De temps en temps notre autocar s’arrête sur le bas-côté : un passager veut descendre. Si c’est une jeune femme qui sort avec un ou deux enfants (il est rare de voir une femme sans enfant), le tableau sera alors plein de finesse et de grâce : tout d’abord la femme va attacher son enfant sur son dos à l’aide d’un foulard en percale (le bébé continue de dormir, il ne réagit pas). Puis elle va s’accroupir et poser son inséparable bassine ou cuvette pleine de nourriture ou de marchandises sur sa tête. Elle va ensuite se redresser et exécuter le mouvement de l’équilibriste faisant le premier pas sur la corde au-dessus du précipice : en se balançant, elle reprend son équilibre. Puis de la main gauche elle va s’emparer de sa natte de paille, de la droite elle attrape la menotte de son deuxième enfant. Et d’un pas régulier et harmonieux, tous trois vont s’engouffrer dans un univers que je ne connais pas et que peut-être je ne comprendrai jamais.
Mon voisin dans l’autocar est un homme jeune. Il est comptable dans une société de Koumassi dont je n’ai pas réussi à entendre le nom. « Le Ghana est indépendant ! » dit-il ému, enthousiaste. « Demain toute l’Afrique sera indépendante ! ajoute-t-il sûr de lui. Nous sommes libres ! »
Et il me tend la main dans un geste qui veut dire : maintenant un Noir peut donner la main à un Blanc sans complexe. « As-tu vu Nkrumah ? demande-t-il avec curiosité. Oui ? Alors tu es un homme heureux ! Si tu savais ce que nous allons faire des ennemis de l’Afrique ! »
Il s’esclaffe sans préciser ce qui les attend.
— Le plus important maintenant, c’est l’instruction.
L’instruction, la formation, l’acquisition du savoir.

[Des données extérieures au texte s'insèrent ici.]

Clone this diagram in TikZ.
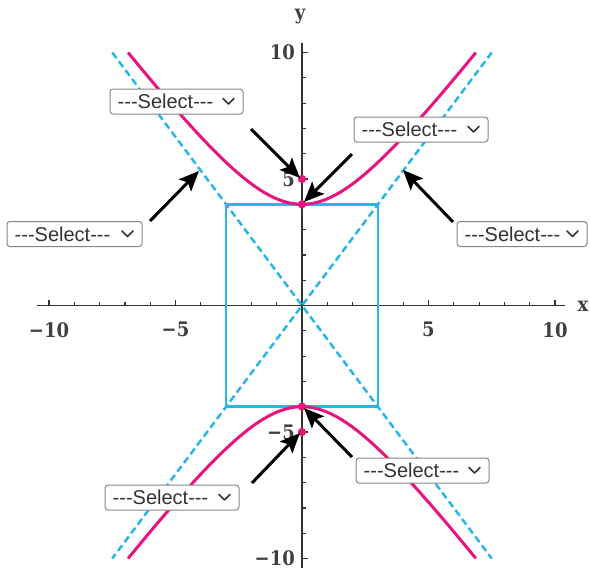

Nous sommes tellement sous-développés, attardés ! Je crois que le monde entier va nous venir en aide. Nous devons être sur un pied d’égalité avec les pays développés ! Non seulement libres, mais égaux ! Pour le moment nous respirons la liberté. Et c’est déjà un paradis, c’est merveilleux !
L’enthousiasme qu’il manifeste est général. Enthousiasme et fierté d’être à la tête d’un mouvement, de donner l’exemple, de mener l’Afrique entière.
Mon voisin de gauche – dans l’autocar il y a des rangées de trois places – est différent : renfermé, peu loquace, isolé. Il m’a d’emblée intrigué, car les gens ici sont généralement ouverts, bavards, prompts à raconter des histoires et à exprimer leur point de vue. Pour le moment, il m’a seulement dit qu’il ne travaillait pas et qu’il avait des problèmes. Lesquels ? Il ne l’a pas dit.
Finalement, quand la forêt se recroqueville et devient moins dense – ce qui signifie que nous approchons de Koumassi - il se lance dans les confidences. Il a des soucis. Il est malade. Non pas qu’il le soit toujours, en permanence, mais de temps en temps, par périodes. Il a consulté divers spécialistes, mais aucun n’a pu l’aider. Le problème, c’est que dans sa tête, sous son crâne, il y a des bêtes. Ce n’est pas qu’il les voie, ces bêtes, qu’il y pense ou qu’il les craigne, pas du tout ! Mais elles sont dans sa tête, elles y vivent, galopent, paissent, chassent ou tout simplement dorment. Si elles sont inoffensives comme l’antilope, le zèbre ou la girafe, il les supporte bien, elles lui sont même agréables. Mais parfois c’est un lion affamé et furieux qui surgit. Alors le rugissement du fauve lui fait éclater le crâne.